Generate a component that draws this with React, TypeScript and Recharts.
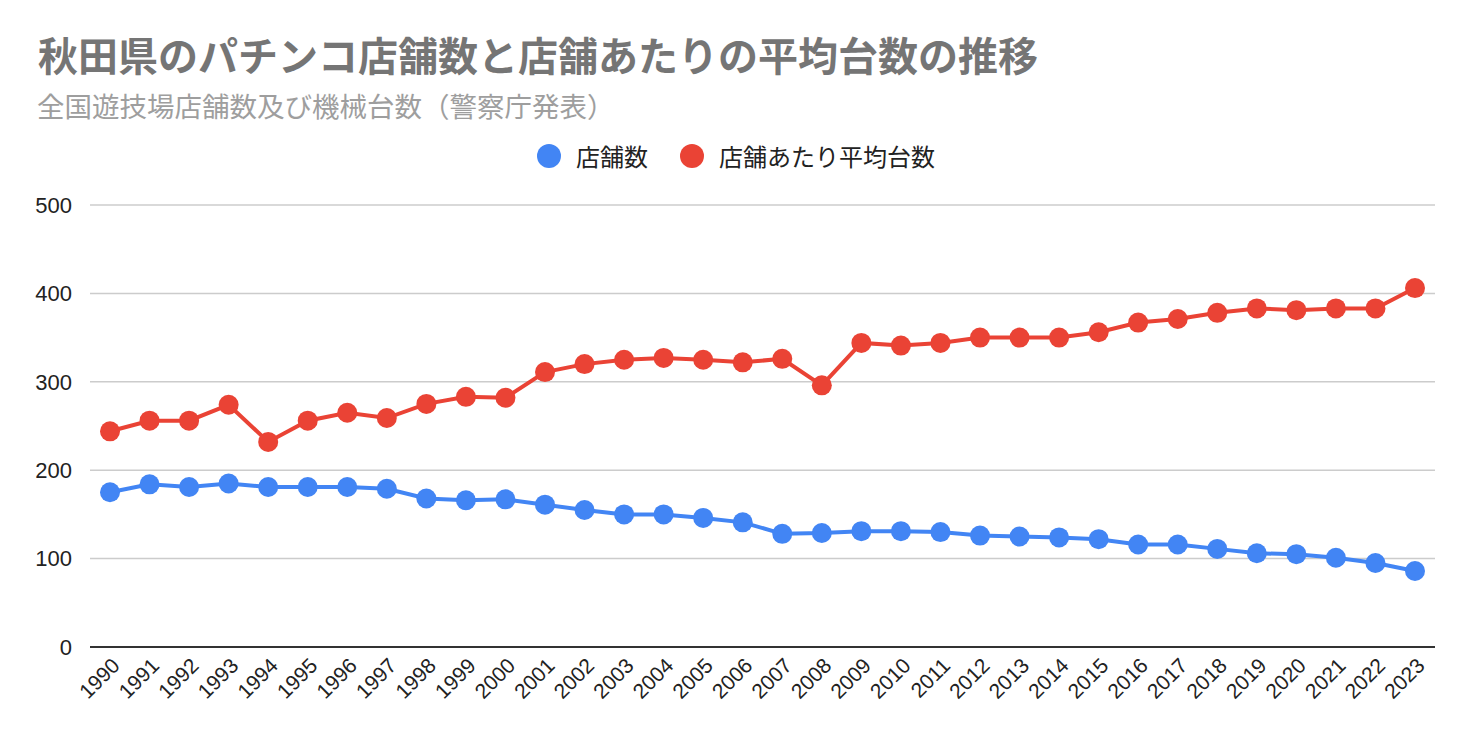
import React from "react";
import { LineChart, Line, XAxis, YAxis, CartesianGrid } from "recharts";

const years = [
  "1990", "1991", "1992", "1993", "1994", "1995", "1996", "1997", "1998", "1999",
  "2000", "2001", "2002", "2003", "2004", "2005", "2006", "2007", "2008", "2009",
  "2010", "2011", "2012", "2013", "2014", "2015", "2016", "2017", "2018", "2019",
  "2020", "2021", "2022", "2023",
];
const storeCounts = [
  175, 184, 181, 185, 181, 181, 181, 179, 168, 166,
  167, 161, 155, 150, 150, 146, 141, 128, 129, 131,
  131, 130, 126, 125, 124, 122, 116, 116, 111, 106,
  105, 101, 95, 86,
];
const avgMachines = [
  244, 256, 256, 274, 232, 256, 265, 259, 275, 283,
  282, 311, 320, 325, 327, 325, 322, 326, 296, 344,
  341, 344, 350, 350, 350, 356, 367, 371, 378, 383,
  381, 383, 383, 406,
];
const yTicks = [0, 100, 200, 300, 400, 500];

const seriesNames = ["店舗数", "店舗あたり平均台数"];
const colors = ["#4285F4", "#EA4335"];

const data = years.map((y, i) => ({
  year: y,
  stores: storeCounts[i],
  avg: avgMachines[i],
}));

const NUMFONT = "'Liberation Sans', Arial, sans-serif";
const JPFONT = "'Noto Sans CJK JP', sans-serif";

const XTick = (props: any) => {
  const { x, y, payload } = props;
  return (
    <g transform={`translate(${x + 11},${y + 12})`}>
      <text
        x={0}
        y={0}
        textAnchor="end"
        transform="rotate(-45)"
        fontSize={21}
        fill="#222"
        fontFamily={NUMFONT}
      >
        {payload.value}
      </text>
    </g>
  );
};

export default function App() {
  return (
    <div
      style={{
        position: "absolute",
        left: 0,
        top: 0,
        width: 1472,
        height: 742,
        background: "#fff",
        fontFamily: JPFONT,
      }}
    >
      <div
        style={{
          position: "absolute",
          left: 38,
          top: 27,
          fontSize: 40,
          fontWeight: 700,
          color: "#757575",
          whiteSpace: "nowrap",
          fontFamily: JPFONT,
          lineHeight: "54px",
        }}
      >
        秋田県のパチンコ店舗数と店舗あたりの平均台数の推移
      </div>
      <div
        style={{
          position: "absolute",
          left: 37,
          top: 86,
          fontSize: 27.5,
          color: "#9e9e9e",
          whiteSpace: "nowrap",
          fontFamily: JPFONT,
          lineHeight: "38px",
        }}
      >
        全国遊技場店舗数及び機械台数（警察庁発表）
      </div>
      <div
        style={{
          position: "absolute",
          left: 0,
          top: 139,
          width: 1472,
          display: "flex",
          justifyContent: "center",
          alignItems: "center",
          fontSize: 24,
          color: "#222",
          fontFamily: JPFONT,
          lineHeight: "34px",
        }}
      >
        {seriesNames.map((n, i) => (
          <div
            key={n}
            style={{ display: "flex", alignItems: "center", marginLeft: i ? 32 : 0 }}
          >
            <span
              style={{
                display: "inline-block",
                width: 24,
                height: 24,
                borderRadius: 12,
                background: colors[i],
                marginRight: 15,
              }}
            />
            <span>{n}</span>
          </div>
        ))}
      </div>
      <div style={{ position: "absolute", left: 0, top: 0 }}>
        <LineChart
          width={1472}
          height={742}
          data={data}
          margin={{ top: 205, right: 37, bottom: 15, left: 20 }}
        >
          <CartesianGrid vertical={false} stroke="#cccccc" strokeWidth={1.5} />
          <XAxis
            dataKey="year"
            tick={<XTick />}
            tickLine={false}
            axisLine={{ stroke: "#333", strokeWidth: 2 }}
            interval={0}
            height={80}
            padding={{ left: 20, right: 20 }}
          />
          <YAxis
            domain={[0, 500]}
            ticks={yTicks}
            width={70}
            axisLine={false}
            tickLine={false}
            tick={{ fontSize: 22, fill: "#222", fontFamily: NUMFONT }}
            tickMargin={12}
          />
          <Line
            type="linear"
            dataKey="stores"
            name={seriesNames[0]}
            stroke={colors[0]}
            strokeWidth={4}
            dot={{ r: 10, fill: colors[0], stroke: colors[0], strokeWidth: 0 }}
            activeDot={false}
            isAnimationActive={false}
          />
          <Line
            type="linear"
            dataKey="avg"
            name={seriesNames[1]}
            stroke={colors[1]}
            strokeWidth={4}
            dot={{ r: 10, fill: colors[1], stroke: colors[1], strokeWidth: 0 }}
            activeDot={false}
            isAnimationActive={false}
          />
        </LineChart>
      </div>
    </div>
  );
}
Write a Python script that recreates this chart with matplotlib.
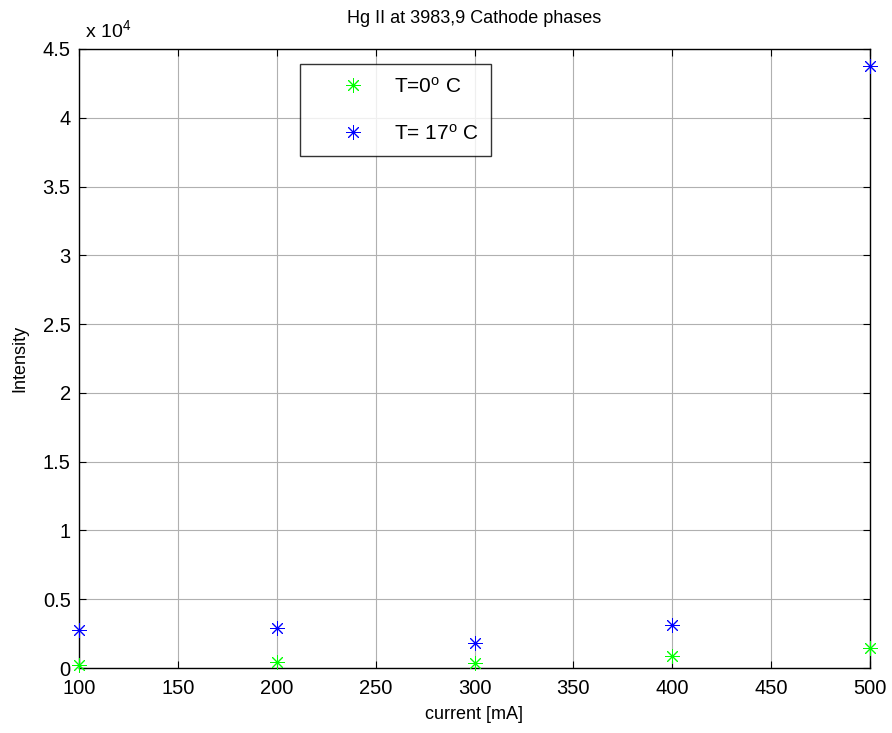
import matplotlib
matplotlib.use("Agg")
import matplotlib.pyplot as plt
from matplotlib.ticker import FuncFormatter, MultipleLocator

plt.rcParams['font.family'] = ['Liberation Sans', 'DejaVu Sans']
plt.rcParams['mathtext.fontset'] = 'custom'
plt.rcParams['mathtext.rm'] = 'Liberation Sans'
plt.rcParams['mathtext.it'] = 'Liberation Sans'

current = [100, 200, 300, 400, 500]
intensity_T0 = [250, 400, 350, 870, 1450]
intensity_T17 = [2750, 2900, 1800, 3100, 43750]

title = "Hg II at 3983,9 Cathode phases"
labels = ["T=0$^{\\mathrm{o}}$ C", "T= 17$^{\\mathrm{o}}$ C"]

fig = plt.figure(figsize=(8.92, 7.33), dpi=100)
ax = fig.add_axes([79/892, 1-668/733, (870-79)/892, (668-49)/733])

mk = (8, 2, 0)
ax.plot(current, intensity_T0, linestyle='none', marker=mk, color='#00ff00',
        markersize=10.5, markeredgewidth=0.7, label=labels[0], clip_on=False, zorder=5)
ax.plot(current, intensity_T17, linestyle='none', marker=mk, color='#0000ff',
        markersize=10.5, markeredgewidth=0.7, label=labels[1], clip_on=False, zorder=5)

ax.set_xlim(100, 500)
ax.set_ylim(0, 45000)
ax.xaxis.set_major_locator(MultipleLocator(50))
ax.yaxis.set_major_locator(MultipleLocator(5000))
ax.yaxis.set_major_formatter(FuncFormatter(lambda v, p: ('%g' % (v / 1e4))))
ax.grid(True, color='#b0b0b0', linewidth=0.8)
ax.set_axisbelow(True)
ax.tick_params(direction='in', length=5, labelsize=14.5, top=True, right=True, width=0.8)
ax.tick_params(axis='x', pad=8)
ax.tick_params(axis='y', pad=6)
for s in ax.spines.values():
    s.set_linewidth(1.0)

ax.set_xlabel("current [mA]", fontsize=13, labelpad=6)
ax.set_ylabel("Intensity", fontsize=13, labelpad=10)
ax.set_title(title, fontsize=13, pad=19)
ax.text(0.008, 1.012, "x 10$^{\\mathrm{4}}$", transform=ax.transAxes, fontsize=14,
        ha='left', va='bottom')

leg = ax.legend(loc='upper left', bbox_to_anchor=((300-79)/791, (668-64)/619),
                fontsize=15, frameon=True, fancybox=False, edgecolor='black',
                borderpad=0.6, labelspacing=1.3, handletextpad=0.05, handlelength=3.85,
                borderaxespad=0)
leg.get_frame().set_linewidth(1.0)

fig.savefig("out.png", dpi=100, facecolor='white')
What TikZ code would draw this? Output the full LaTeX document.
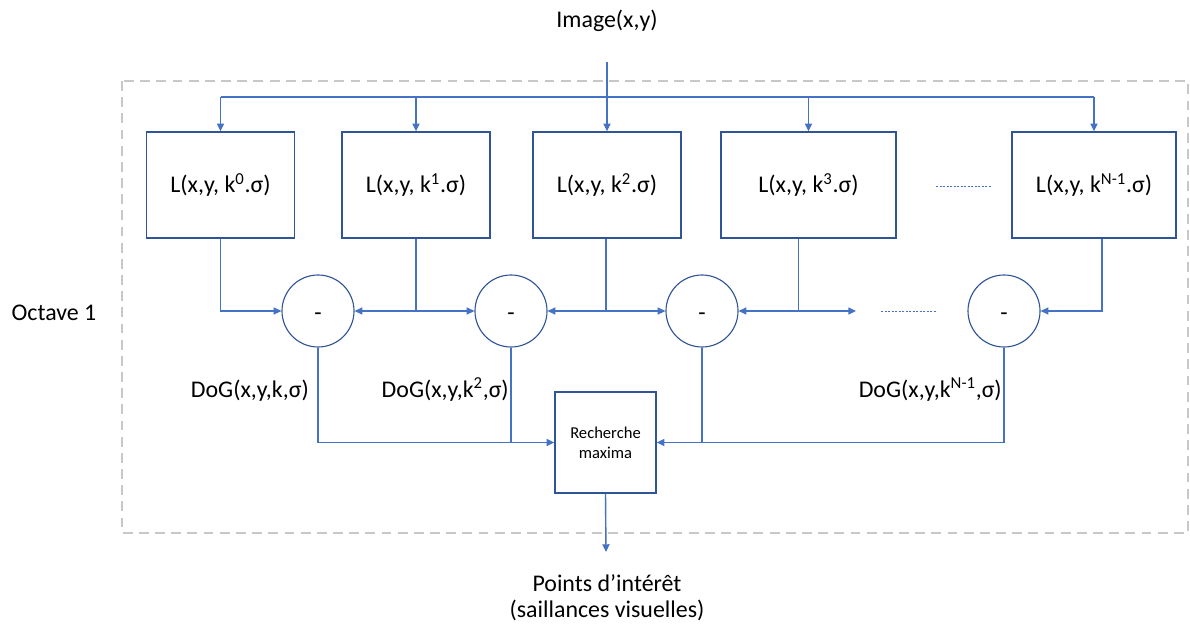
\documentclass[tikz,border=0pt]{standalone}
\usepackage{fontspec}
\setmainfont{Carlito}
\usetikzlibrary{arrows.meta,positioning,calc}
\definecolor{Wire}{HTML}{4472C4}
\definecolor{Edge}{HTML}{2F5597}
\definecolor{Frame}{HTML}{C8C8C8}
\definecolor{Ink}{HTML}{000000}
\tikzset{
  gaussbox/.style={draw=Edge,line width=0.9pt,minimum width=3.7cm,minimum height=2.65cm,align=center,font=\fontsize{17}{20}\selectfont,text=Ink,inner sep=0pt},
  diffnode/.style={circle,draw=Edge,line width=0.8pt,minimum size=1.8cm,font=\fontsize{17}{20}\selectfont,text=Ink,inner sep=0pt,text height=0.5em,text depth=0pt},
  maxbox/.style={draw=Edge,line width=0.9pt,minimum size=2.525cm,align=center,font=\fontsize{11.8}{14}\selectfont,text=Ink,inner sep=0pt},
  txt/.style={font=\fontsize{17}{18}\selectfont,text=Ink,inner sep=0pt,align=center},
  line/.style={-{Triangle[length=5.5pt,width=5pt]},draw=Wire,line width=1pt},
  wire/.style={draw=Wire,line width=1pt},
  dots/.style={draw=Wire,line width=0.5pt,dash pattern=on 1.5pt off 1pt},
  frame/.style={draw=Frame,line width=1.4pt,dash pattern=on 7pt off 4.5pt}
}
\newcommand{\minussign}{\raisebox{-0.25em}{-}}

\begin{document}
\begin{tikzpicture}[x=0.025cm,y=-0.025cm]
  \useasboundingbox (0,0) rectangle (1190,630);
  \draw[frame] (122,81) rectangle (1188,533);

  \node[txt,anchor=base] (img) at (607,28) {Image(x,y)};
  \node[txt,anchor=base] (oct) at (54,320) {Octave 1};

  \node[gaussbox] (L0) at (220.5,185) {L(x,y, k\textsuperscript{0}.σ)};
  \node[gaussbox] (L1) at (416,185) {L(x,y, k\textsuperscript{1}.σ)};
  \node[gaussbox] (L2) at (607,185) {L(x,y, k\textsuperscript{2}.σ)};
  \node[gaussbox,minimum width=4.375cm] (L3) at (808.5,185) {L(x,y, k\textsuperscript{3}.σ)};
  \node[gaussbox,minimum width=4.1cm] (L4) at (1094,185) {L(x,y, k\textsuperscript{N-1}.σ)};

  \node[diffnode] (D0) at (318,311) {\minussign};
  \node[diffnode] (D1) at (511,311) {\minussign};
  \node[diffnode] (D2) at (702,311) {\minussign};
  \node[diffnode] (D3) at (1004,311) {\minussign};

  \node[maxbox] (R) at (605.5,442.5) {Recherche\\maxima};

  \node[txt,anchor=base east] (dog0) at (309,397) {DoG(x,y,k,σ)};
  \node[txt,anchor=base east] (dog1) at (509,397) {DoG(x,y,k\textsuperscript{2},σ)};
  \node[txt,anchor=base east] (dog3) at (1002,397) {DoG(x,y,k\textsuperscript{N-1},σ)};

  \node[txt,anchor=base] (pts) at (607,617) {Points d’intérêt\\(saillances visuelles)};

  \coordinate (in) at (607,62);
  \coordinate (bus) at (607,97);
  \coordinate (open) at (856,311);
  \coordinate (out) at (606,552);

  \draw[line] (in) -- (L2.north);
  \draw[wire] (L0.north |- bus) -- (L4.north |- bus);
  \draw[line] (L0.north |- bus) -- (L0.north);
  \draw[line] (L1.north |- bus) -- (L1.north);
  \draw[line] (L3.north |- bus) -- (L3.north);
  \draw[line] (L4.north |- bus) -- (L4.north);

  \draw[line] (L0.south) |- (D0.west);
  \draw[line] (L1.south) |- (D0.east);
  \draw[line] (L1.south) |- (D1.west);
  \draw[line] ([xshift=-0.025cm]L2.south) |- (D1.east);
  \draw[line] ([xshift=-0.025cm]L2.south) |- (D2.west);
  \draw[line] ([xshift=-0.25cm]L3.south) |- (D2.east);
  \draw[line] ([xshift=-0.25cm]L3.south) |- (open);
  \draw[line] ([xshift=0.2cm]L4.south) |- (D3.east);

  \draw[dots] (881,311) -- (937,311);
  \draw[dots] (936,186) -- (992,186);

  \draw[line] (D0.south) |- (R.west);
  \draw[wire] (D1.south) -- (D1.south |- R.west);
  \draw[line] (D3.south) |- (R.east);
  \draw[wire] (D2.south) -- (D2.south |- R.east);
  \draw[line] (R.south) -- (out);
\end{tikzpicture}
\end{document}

● ● ● ● ● ● ●

REQUIREMENT: Return nothing but the lines running from the start of the data to the line with "XAxis, YAxis, CartesianGrid", please, both ends included and no pictures.

ANSWER TO THIS TASK:
Generate a component that draws this with React, TypeScript and Recharts.
import React from "react";
import { LineChart, Line, XAxis, YAxis, CartesianGrid } from "recharts";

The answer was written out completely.